3. Shaktiman, the police horse that was injured in a Bharatiya Janata Party protest in Dehradun, has died.
The Big Story: Surge surgery
Delhi Chief Minister Arvind Kejriwal once again took to Twitter for his policy discussions. He tweeted on Wednesday that he will suspend surge pricing – that is, demand-based taxi fares – by app-based cab companies even after the second phase of odd-even rationing ends. Delhi's odd-even policy requires cars with odd-numbered licence plates to stay off the streets every other day. Kejriwal's tweet came as a response to a journalist who encouraged him to tackle surge pricing, asking, "Why should anyone get the licence to loot?"
Over the past few days, Kejriwal has used Twitter to promise "strict action" against these companies, alleged interference by media houses with a conflict of interest and nevertheless insisted "we are not against taxi aggregators". Kejriwal also had choice words to describe surge pricing.
However, the fact remains that his government has not banned surge pricing. It has simply asserted that taxi operators who indulge in "overcharging" will be hauled up. Police are actually detaining Ola and Uber cabs that are not on surge as well, saying the base fares are themselves illegal. Of course, Kejriwal's government is doing this same without any of the transparency that comes with clearly laid-down rules.
In his tweets, the Delhi chief minister seems to be opposed to the mechanism of surge pricing – which prompted both Ola and Uber to suspend the practice for the duration of the odd-even plan. But to be against the dynamic pricing model, which the cab companies claim makes distribution of taxis much more efficient, would mean cracking down on those undercharging as much as those overcharging: Everyone has to follow the fares laid down by the government, without charging less – as Ola and Uber frequently do – or more, which occasionally happens during surges.
While it is important to regulate prices in an industry that serves a public utility like transport, coming out against a dynamic pricing model makes little sense. It suggests that only the government can set prices that no one can go above or below, something the state is simply not good at doing. Karnataka has taken a different approach – insisting on a fare ceiling that companies cannot breach, without banning the concept of surge pricing. It might do the Delhi government good to consider this approach as well as consider what the aims and outcomes of its transport policy are in the first place.
Politicking & Policying
1. India and China agreed to jointly maintain border peace and continue with peaceful negotiations over the boundary, in the 19th round of the current dialogue.

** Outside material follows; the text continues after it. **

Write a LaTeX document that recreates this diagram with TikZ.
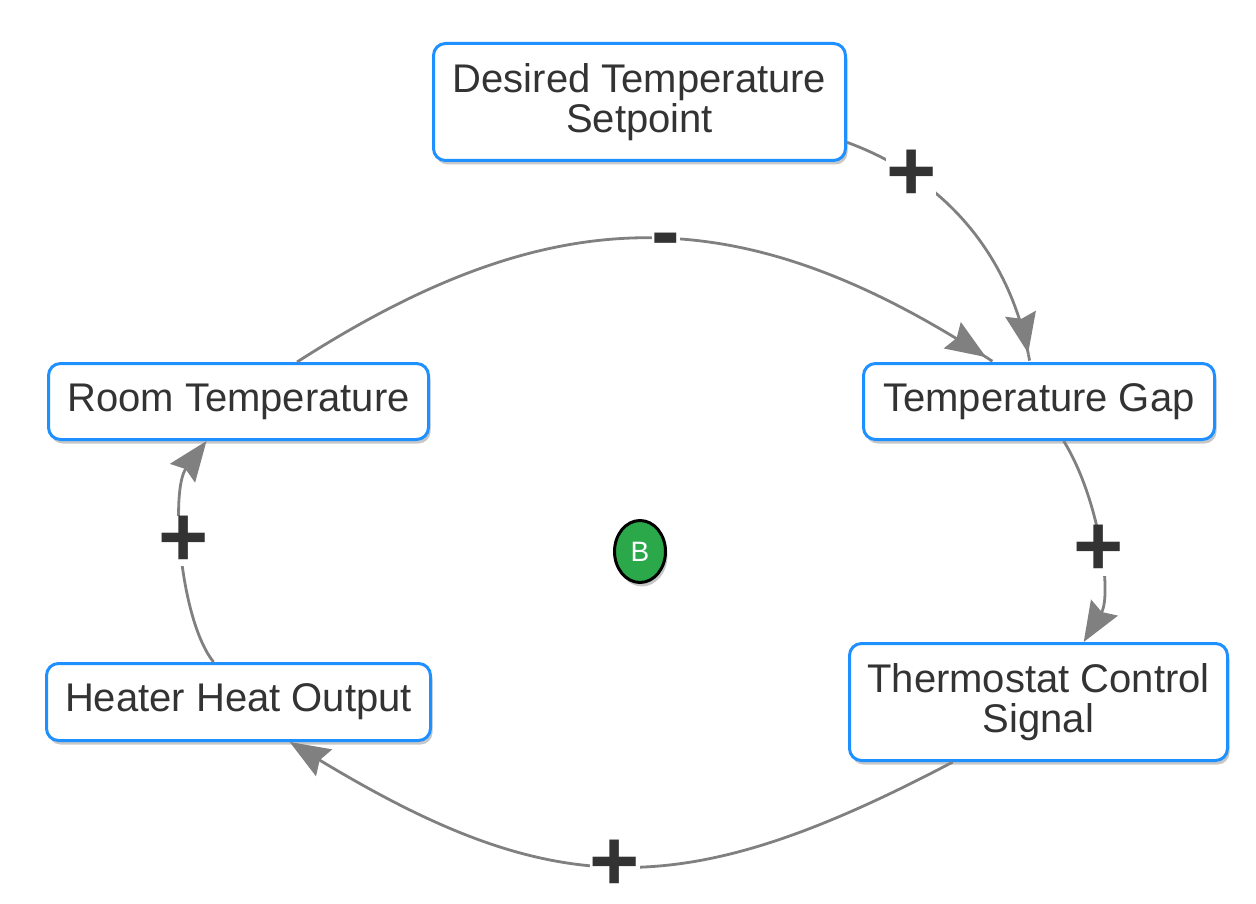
\documentclass[tikz,border=0pt]{standalone}
\usepackage{fontspec}
\setmainfont{Liberation Sans}
\usetikzlibrary{arrows.meta,shapes.geometric,shadows}
\definecolor{txt}{HTML}{333333}
\definecolor{bord}{HTML}{1E90FF}
\definecolor{edgegray}{HTML}{808080}
\definecolor{loopgreen}{HTML}{2BA84A}
\tikzset{
 box/.style={draw=bord, line width=3pt, rounded corners=12pt, fill=white, text=txt,
   font=\fontsize{40}{40}\selectfont, align=center, inner sep=0pt,
   drop shadow={opacity=0.22, fill=black, shadow xshift=2pt, shadow yshift=-4pt}},
 link/.style={draw=edgegray, line width=2.8pt, -{Stealth[length=40pt,width=31pt,inset=5pt]}},
 linkshort/.style={draw=edgegray, line width=2.8pt,
   -{Stealth[length=40pt,width=31pt,inset=5pt] Rectangle[length=9pt,width=2.8pt]}},
 sign/.style={fill=white, text=txt, inner sep=0pt, font=\fontsize{86}{86}\selectfont\bfseries},
}
\begin{document}
\begin{tikzpicture}[x=1pt,y=-1pt]
\useasboundingbox (0,0) rectangle (1256,904);
\node[box, minimum width=412pt, minimum height=117pt] (set) at (639.5,102) {Desired Temperature\\Setpoint};
\node[box, minimum width=380pt, minimum height=76pt] (room) at (238.5,401.5) {Room Temperature};
\node[box, minimum width=351pt, minimum height=76pt] (gap) at (1039,401.5) {Temperature Gap};
\node[box, minimum width=378pt, minimum height=117pt] (therm) at (1038.5,702) {Thermostat Control\\Signal};
\node[box, minimum width=384pt, minimum height=77pt] (heater) at (238.5,702) {Heater Heat Output};
\node[ellipse, draw=black, line width=3pt, fill=loopgreen, minimum width=51pt, minimum height=62pt,
  inner sep=0pt, text=white, font=\fontsize{28}{28}\selectfont,
  drop shadow={opacity=0.22, fill=black, shadow xshift=2pt, shadow yshift=-4pt}] (loop) at (640,551.5) {B};

\draw[linkshort] (set.-11) .. controls (950,180) and (1010,260) .. (gap.103) node[sign,pos=0.23] {+};
\draw[linkshort] (room.34) .. controls (554,197) and (739,197) .. (gap.139) node[sign,pos=0.53,yshift=-8pt] {-};
\draw[link] (gap.-58) .. controls (1100,500) and (1112,595) .. (therm.53) node[sign,pos=0.52] {+};
\draw[link] (therm.-145) .. controls (685,903) and (556,903) .. (heater.-38) node[sign,pos=0.51] {+};
\draw[link] (heater.122) .. controls (180,620) and (170,490) .. (room.-129) node[sign,pos=0.55] {+};
\end{tikzpicture}
\end{document}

2. The Uttarakhand High Court told the Centre that even Presidential decisions can be subject to judicial review, because the President too could go wrong.
3. The Navy follows the Army and the Indian Air Force in granting permanent commission to women, and will even allow women to join as pilots of maritime patrol aircraft.

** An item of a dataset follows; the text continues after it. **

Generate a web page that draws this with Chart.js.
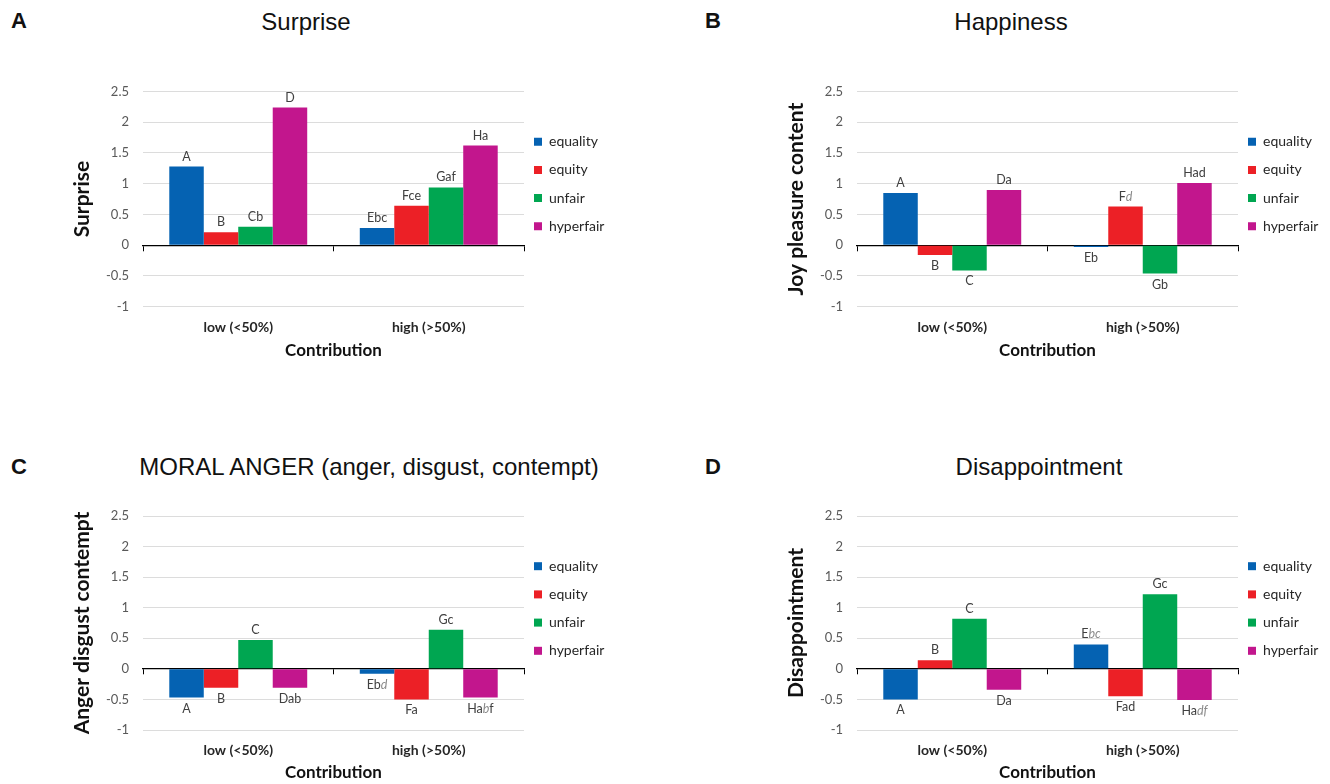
<!DOCTYPE html>
<html>
<head>
<meta charset="utf-8">
<title>Emotions by contribution and offer type</title>
<script src="https://cdn.jsdelivr.net/npm/chart.js@4.4.1/dist/chart.umd.min.js"></script>
<style>
  body { margin: 0; width: 1330px; height: 784px; overflow: hidden; background: #fff; position: relative; }
  canvas { position: absolute; }
  .letter { position: absolute; font: bold 22px 'Liberation Sans', Arial, sans-serif; line-height: 22px; color: #111; }
  .title { position: absolute; font: 24px 'Liberation Sans', Arial, sans-serif; line-height: 24px; color: #111;
           transform: translateX(-50%); white-space: nowrap; }
</style>
</head>
<body>
<div class="letter" style="left:11px;top:10px">A</div>
<div class="title" style="left:306px;top:9.5px">Surprise</div>
<div class="letter" style="left:705px;top:10px">B</div>
<div class="title" style="left:1011px;top:9.5px">Happiness</div>
<div class="letter" style="left:11px;top:456px">C</div>
<div class="title" style="left:369px;top:455px">MORAL ANGER (anger, disgust, contempt)</div>
<div class="letter" style="left:705px;top:456px">D</div>
<div class="title" style="left:1039px;top:455px">Disappointment</div>

<canvas id="surpriseChart" width="609" height="370" style="left:0;top:0"></canvas>
<canvas id="happinessChart" width="609" height="370" style="left:714px;top:0"></canvas>
<canvas id="angerChart" width="609" height="360" style="left:0;top:424px"></canvas>
<canvas id="disappointChart" width="609" height="360" style="left:714px;top:424px"></canvas>

<script>
// data
const categories = ['low (<50%)', 'high (>50%)'];
const seriesNames = ['equality', 'equity', 'unfair', 'hyperfair'];
const yMin = -1, yMax = 2.5, yStep = 0.5;

// one row per series: [low, high]
const surpriseValues = [[1.28, 0.28], [0.21, 0.64], [0.30, 0.94], [2.24, 1.62]];
const happinessValues = [[0.85, -0.03], [-0.16, 0.63], [-0.41, -0.46], [0.90, 1.01]];
const angerValues = [[-0.47, -0.08], [-0.31, -0.50], [0.47, 0.64], [-0.31, -0.47]];
const disappointValues = [[-0.50, 0.40], [0.14, -0.45], [0.82, 1.22], [-0.34, -0.51]];

// significance letters, text between _ is italic
const surpriseLetters = [['A', 'Ebc'], ['B', 'Fce'], ['Cb', 'Gaf'], ['D', 'Ha']];
const happinessLetters = [['A', 'Eb'], ['B', 'F_d_'], ['C', 'Gb'], ['Da', 'Had']];
const angerLetters = [['A', 'Eb_d_'], ['B', 'Fa'], ['C', 'Gc'], ['Dab', 'Ha_b_f']];
const disappointLetters = [['A', 'E_bc_'], ['B', 'Fad'], ['C', 'Gc'], ['Da', 'Ha_df_']];

const seriesColors = ['#0562b2', '#ec2026', '#00a651', '#c2168d'];

Chart.defaults.font.family = "Lato, 'Noto Sans', sans-serif";
Chart.defaults.color = '#404040';

// row geometry (canvas pixels)
const rows = {
  top:    { padTop: 91.5, axisH: 63.3, tickPad: 12, titlePad: 9.1 },
  bottom: { padTop: 92,   axisH: 54,   tickPad: 11.6, titlePad: 0.8 }
};

// draws the letters above / below each bar
const letterPlugin = {
  id: 'barLetters',
  afterDatasetsDraw(chart) {
    const ctx = chart.ctx;
    ctx.save();
    ctx.textBaseline = 'middle';
    ctx.textAlign = 'left';
    chart.data.datasets.forEach((ds, i) => {
      chart.getDatasetMeta(i).data.forEach((bar, j) => {
        const parts = ds.letters[j].split('_');
        const fonts = parts.map((p, k) => (k % 2 ? 'italic ' : '') + '12.5px Lato');
        let total = 0;
        parts.forEach((p, k) => { ctx.font = fonts[k]; total += ctx.measureText(p).width; });
        let x = bar.x - total / 2;
        const y = ds.data[j] >= 0 ? bar.y - 10 : bar.y + 11;
        parts.forEach((p, k) => {
          ctx.font = fonts[k];
          ctx.fillStyle = k % 2 ? '#8a8a8a' : '#404040';
          ctx.fillText(p, x, y);
          x += ctx.measureText(p).width;
        });
      });
    });
    ctx.restore();
  }
};

function makePanel(ctxId, yTitle, values, letters, geo) {
  const ctx = document.getElementById(ctxId).getContext('2d');
  new Chart(ctx, {
    type: 'bar',
    data: {
      labels: categories,
      datasets: seriesNames.map((name, i) => ({
        label: name,
        data: values[i],
        letters: letters[i],
        backgroundColor: seriesColors[i],
        borderWidth: 0,
        categoryPercentage: 0.724,
        barPercentage: 1
      }))
    },
    options: {
      responsive: false,
      animation: false,
      devicePixelRatio: 1,
      layout: { padding: { top: geo.padTop, left: 0, right: 0, bottom: 0 } },
      plugins: {
        tooltip: { enabled: false },
        legend: {
          position: 'right',
          align: 'start',
          fullSize: false,
          maxWidth: 85,
          title: { display: true, text: '', padding: { top: 0, bottom: 18.8 }, font: { size: 12, lineHeight: 1.2 } },
          labels: {
            boxWidth: 8,
            boxHeight: 8,
            padding: 10,
            color: '#262626',
            font: { size: 14, lineHeight: 1.3 },
            generateLabels: chart => Chart.defaults.plugins.legend.labels.generateLabels(chart)
              .map(l => Object.assign(l, { text: [l.text] }))
          }
        }
      },
      scales: {
        x: {
          grid: { display: false, drawTicks: false },
          border: { display: false },
          ticks: { padding: geo.tickPad, color: '#262626', font: { size: 14, weight: 'bold' } },
          title: { display: true, text: 'Contribution', color: '#111', font: { size: 17, weight: 'bold' },
                   padding: { top: 0, bottom: geo.titlePad } },
          afterFit: s => { s.height = geo.axisH; }
        },
        x2: {
          type: 'category',
          labels: categories,
          position: { y: 0 },
          offset: true,
          z: 1,
          grid: { offset: true, drawOnChartArea: false, drawTicks: true, tickLength: 5, color: '#000' },
          border: { color: '#000', width: 1.3 },
          ticks: { display: false }
        },
        y: {
          min: yMin,
          max: yMax,
          ticks: {
            stepSize: yStep, padding: 14, color: '#595959', font: { size: 13 },
            callback: v => String(Number(v.toFixed(1)))
          },
          grid: { color: '#dcdcdc', drawTicks: false },
          border: { display: false },
          title: { display: true, text: yTitle, color: '#111', font: { size: 21, weight: 'bold' },
                   padding: { top: 70, bottom: 0 } },
          afterFit: s => { s.width = 143; }
        }
      }
    },
    plugins: [letterPlugin]
  });
}

makePanel('surpriseChart', 'Surprise', surpriseValues, surpriseLetters, rows.top);
makePanel('happinessChart', 'Joy pleasure content', happinessValues, happinessLetters, rows.top);
makePanel('angerChart', 'Anger disgust contempt', angerValues, angerLetters, rows.bottom);
makePanel('disappointChart', 'Disappointment', disappointValues, disappointLetters, rows.bottom);
</script>
</body>
</html>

4. India's imminent Massive Open Online Course portal Swayam will come with intellectual property rights that aim to turn into an exclusive international brand.
1. Events in Bastar are like a farce, one in which the state willingly participates, writes Ashutosh Bharadwaj in the Indian Express.
2. India may happily offer a strategic handshake to the US, but it will be one handshake among many, writes Narayan Lakshman in the Hindu.
3. New Delhi needs to be more involved with the United Nations Secretary General elections, writes KP Nayar in the Telegraph.